You’re looking at a newly-upgraded sidewalk just one block over from my house. These houses face south, as does my house. And on this block, as on my block, there are no driveways, the homes having been built in the pre-car era. Everyone has a narrow front yard, often unfenced, and probably a small and oddly-shaped backyard. That’s just how this neighborhood works.
When the sidewalks get upgraded, the street trees go in. A great many civic-minded folk around here think that street trees are a wonderful idea, and think fondly of grand old cities with grand old trees that meet in the middle of the street. I think those things are grand, too, but the sight of them just a block from my house (are they getting closer? am I next?) fills me with dread.
Why? Simple. South-facing sunlight is hard to come by generally; it’s especially important in fogbound Eureka, where we shiver in our sweaters all summer long. Street trees are wonderful in cities that need shade; that’s not exactly a problem here.

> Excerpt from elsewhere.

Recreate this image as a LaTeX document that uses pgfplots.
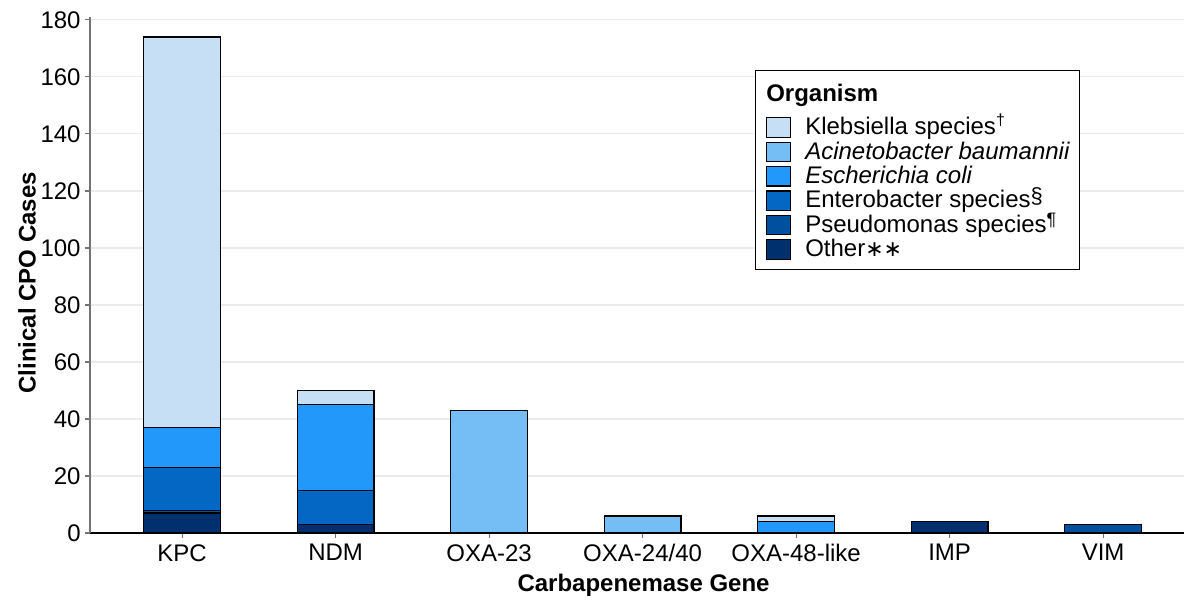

My south-facing front yard is the only place that gets full sun. Having sun hit the front of the house, unimpeded by trees, keeps it warm.
Also: old sewer lines. Tree roots. Homeowner pays. ‘Nuff said.
And: overhead power lines. You see all those power lines? The trees will grow right up into that nasty tangle of wires, and when the wind whips up off the Pacific in the winter, the last thing you want is a tree anywhere within spitting distance of a power line.
And: sidewalk pop-upage. There’s evidence of tree roots busting up pavement all over town. Messes up wheelchair access, causes people to trip, and looks awful. Our cash-strapped city can barely keep up with the potholes as it is. Oh, but wait. The city doesn’t have to repair those sidewalks, does it? I forgot; technically, sidewalk maintenance is the homeowner’s responsibility.
Finally: the tree itself. I’m not sure what these are, but just behind me they’ve planted big ol’ magnolias in the sidewalk. My parents have the same species in front of their house, and it’s a chore to keep it trimmed, deal with its messy droppings, and find anything at all that will grow underneath it. As a gardener, I just hate the idea of having a big, demanding plant stuck right in front of my house and placed under my care.
So I dread the day when our well-meaning city workers show up to do some work on our street that involves re-doing the sidewalk. I’m going to have to go demand that when tree-planting day arrives, they skip my house. I’ll be the Grinch That Hates Street Trees, and people will hate me for hating the trees. Isn’t civic life wonderful? For now, I hope my crumbling old sidewalk is allowed to crumble a while longer.